The City of San Luis Obispo constructed four multi-purpose sports fields at a 23.5+ acre parcel of land called the Damon Garcia Site. This municipal park project for the City of San Luis Obispo includes four overlapping soccer/rugby/football fields, a 1500 linear foot extension to Prado Road adjacent to the park, two bridges along Prado Road, an on-site parking lot for the park, and multiple pedestrian trails with creek crossings within the park.
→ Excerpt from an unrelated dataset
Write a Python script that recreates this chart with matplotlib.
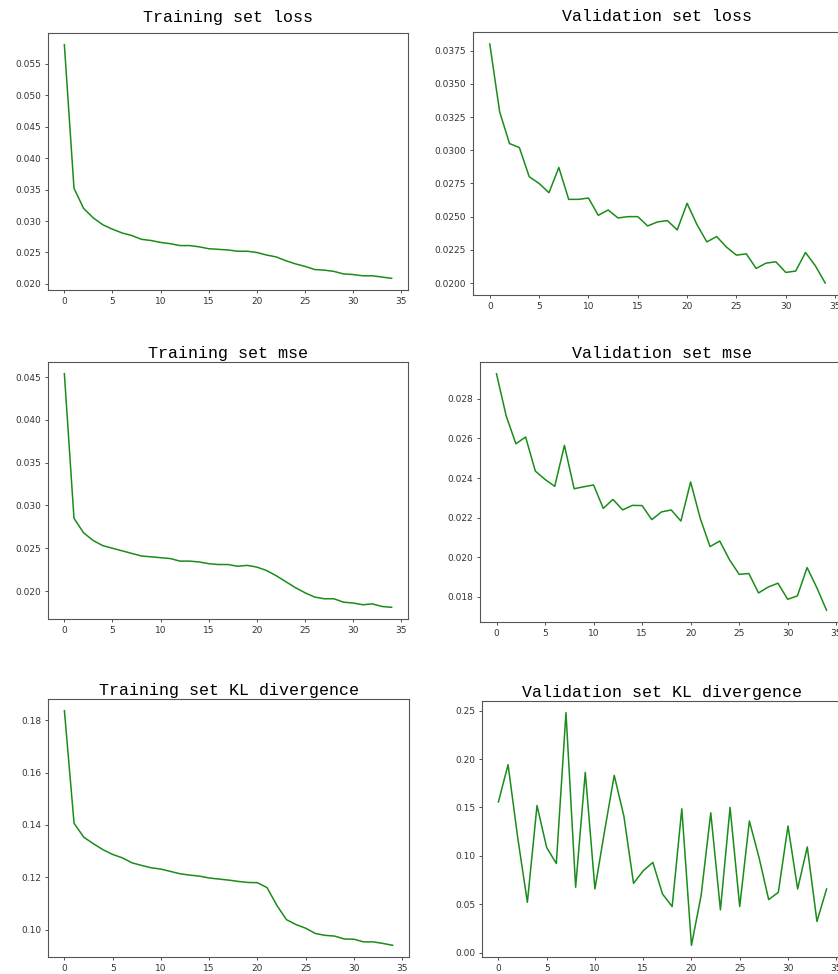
import matplotlib
matplotlib.use("Agg")
import matplotlib.pyplot as plt

# values, one per epoch (0..34)
train_loss = [0.0580, 0.0352, 0.0320, 0.0305, 0.0294, 0.0287, 0.0281, 0.0277, 0.0271, 0.0269,
              0.0266, 0.0264, 0.0261, 0.0261, 0.0259, 0.0256, 0.0255, 0.0254, 0.0252, 0.0252,
              0.0250, 0.0246, 0.0243, 0.0237, 0.0232, 0.0228, 0.0223, 0.0222, 0.0220, 0.0216,
              0.0215, 0.0213, 0.0213, 0.0211, 0.0209]
val_loss = [0.0380, 0.0329, 0.0305, 0.0302, 0.0280, 0.0275, 0.0268, 0.0287, 0.0263, 0.0263,
            0.0264, 0.0251, 0.0255, 0.0249, 0.0250, 0.0250, 0.0243, 0.0246, 0.0247, 0.0240,
            0.0260, 0.0244, 0.0231, 0.0235, 0.0227, 0.0221, 0.0222, 0.0211, 0.0215, 0.0216,
            0.0208, 0.0209, 0.0223, 0.0213, 0.0200]
train_mse = [0.0454, 0.0285, 0.0268, 0.0259, 0.0253, 0.0250, 0.0247, 0.0244, 0.0241, 0.0240,
             0.0239, 0.0238, 0.0235, 0.0235, 0.0234, 0.0232, 0.0231, 0.0231, 0.0229, 0.0230,
             0.0228, 0.0224, 0.0218, 0.0211, 0.0204, 0.0198, 0.0193, 0.0191, 0.0191, 0.0187,
             0.0186, 0.0184, 0.0185, 0.0182, 0.0181]
val_mse = [0.02926, 0.02713, 0.02573, 0.02607, 0.02435, 0.02393, 0.02358, 0.02565, 0.02346, 0.02356,
           0.02365, 0.02247, 0.02292, 0.02239, 0.02262, 0.02261, 0.02190, 0.02229, 0.02239, 0.02183,
           0.02380, 0.02195, 0.02054, 0.02082, 0.01988, 0.01914, 0.01918, 0.01820, 0.01850, 0.01869,
           0.01788, 0.01805, 0.01948, 0.01847, 0.01733]
train_kl = [0.1836, 0.1406, 0.1353, 0.1328, 0.1305, 0.1287, 0.1274, 0.1255, 0.1245, 0.1236,
            0.1231, 0.1222, 0.1213, 0.1208, 0.1204, 0.1197, 0.1193, 0.1189, 0.1184, 0.1180,
            0.1179, 0.1160, 0.1093, 0.1038, 0.1019, 0.1005, 0.0985, 0.0978, 0.0975, 0.0964,
            0.0963, 0.0953, 0.0953, 0.0947, 0.0940]
val_kl = [0.1558, 0.1942, 0.1188, 0.0520, 0.1520, 0.1086, 0.0921, 0.2480, 0.0675, 0.1863,
          0.0658, 0.1257, 0.1832, 0.1410, 0.0716, 0.0846, 0.0932, 0.0606, 0.0476, 0.1486,
          0.0075, 0.0590, 0.1445, 0.0442, 0.1500, 0.0476, 0.1360, 0.0983, 0.0548, 0.0623,
          0.1308, 0.0658, 0.1092, 0.0322, 0.0658]

titles = ["Training set loss", "Validation set loss",
          "Training set mse", "Validation set mse",
          "Training set KL divergence", "Validation set KL divergence"]
series = [train_loss, val_loss, train_mse, val_mse, train_kl, val_kl]
epochs = list(range(len(train_loss)))

W, H = 838, 974
# axes boxes in pixels: left, top, right, bottom (right column runs off the edge)
boxes = [(48, 33, 408, 290), (473, 32, 842, 295),
         (48, 362, 408, 619), (480, 362, 843, 622),
         (48, 699, 409, 957), (482, 701, 843, 957)]
pads = [8, 8, 3, 3, 3, 3]

fig = plt.figure(figsize=(W / 100, H / 100), dpi=100)

for i in range(6):
    l, t, r, b = boxes[i]
    ax = fig.add_axes([l / W, 1 - b / H, (r - l) / W, (b - t) / H])
    ax.plot(epochs, series[i], color="#1a8c1a", linewidth=1.1)
    ax.set_title(titles[i], family="Liberation Mono", fontsize=12, pad=pads[i])
    ax.tick_params(labelsize=6.5, length=2.5, width=0.6, colors="#333333", pad=2.5)
    for s in ax.spines.values():
        s.set_color("#555555")
        s.set_linewidth(0.8)

fig.savefig("out.png", dpi=100)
The initial scope of services included multiple storm event flood plain analyses of over 3000 linear feet of Acacia Creek and over 2000 linear feet of Orcutt Creek as they traverse and bisect the park site.
The scope of services also included the preparation of preliminary vertical and horizontal alignment alternatives for the Prado Road extension, bridge and pedestrian crossing schematics, and preliminary on-site improvement plans. Of particular interest for this project was the flood plain analyses and grading designs for the proposed fields that allows for sport field construction within a known FEMA flood plain without adverse impacts to upstream or down stream properties. The project development program called for certain fields to be constructed outside of the flood plain while others were built within the flood plain boundaries inundated by occasional storm flows without undue damage.
San Luis Obispo Creek runs throughout the downtown area of San Luis Obispo. Portions of the creek run beneath the streets and shops and vegetation and pathways exist for a good portion of the creek. However, a portion of the creek bank, between Nipomo and Broad Streets, was undeveloped. Cannon worked with FIRMA (a local landscape architect) to expand the existing creek walk to encompass the entire length of the creek in the downtown area including the untouched section of vegetated and eroding channel bank. Cannon provided engineering, surveying, and permitting services for the walkway, which included seating areas, retaining walls, bi-level walkways, and a steel truss pedestrian bridge across the creek. Preserving riparian habitat was a high priority throughout all phases of this project. Slope protection fabrics combined with vegetation were used for erosion control. Cannon also prepared a drainage study to examine the effect of modernizing the channel without heightening the existing flood problems.